I must not proceed too quickly. So much gets left behind, perhaps forever. Allow me to return. I remember a scene from Tarifa. 15,000 ‘illegals’ from Africa had been intercepted last year. Now on this bright summer morning 33 more had been caught in one roundup, the majority of them young women. When asked where they’re from, in several languages (each person crossing the Straits like the soul crossing River Styx to the other shore where nightingales sing, destroys her or his identity papers so as not to be returned to the country of origin), they smile very sweetly but do not answer. Then, as if hearkening some invisible signal, they all start singing a very sad song to the bewildered Guardia Civil. Was this a spontaneous recognition of identity? Are they appealing to a shared humanity? Or do they believe they can in this way ‘put a spell’ on the miscreant but powerful whites? Later, I visited the piece of land where the many who wash up drowned are buried. Ah, to die nameless and be hidden away in some no man’s land where the bones as are shadows! The gravestones are anonymous, bearing just a date and a serial number.

Still later, in a few years’ time, it will become nearly impossible to cross the Straits. Then thousands of desperate would-be emigrants from Sub-Saharan Africa will throw themselves on the barbed enclosures around the Spanish enclaves of Ceuta and Melilla in Morocco, try to scale these barriers using rudimentary ladders made in the forest, believing that if they could only make it onto Spanish soil they’d be allowed into Europe, and cut themselves to ribbons, and get shot. And later still tens of thousands will flock to Nouadhibou in Mauritania, having walked and hitched from Senegal and Mali and Guinea and Guinea-Bissau and Gambia and Sierra Leone and Nigeria, and pay a minimum of 150,000 ouguiyas each to a passeur (about 500 euros), they’ll live like animals under rudimentary shelters while waiting to embark on a crude cayuco for the Canary Islands. The embarkations will be smashed on reefs and treacherous shores or turn turtle on the high seas; the clandestine passengers will drown; when they wash up somewhere they will be put in the earth anonymously.

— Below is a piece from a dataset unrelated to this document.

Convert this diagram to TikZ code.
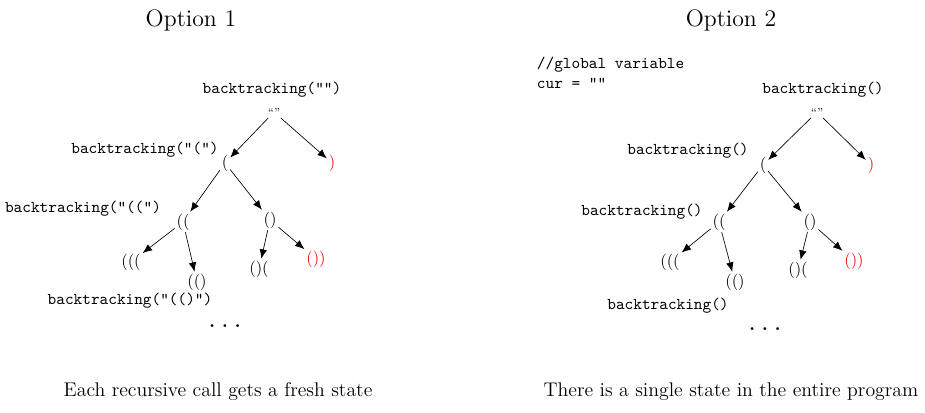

Writing remains the surfacing of a sense of being alive, of living and experiencing the only ‘world’ we know — which is life. Wanting to change it too. Being petrified, sometimes, by the cracks in the sidewalk and the slips and slopes of the mind. Frustrated by the restrictions and exhilarated by the challenges and the unforeseen discoveries of ‘surfacing.’ In that sense then, writing is always against death, obliteration, extinction and non-writing. But writing is also a way of situating yourself in the one world we inhabit.

In The Witness of Poetry, Milosz remarks: “Through the mass media poets of all languages receive information on what is occurring across the surface of the whole earth, on the tortures inflicted by man on man, on starvation, misery, humiliation. At one time when their knowledge of reality was limited to one village or district, poets had no such burden to bear. Is it surprising that they are always morally indignant, that they feel responsible, that no promise of the further triumphs of science and technology can veil these images of chaos and human folly? And when they try to visualize the near future, they find nothing there except the probability of economic crisis and war?”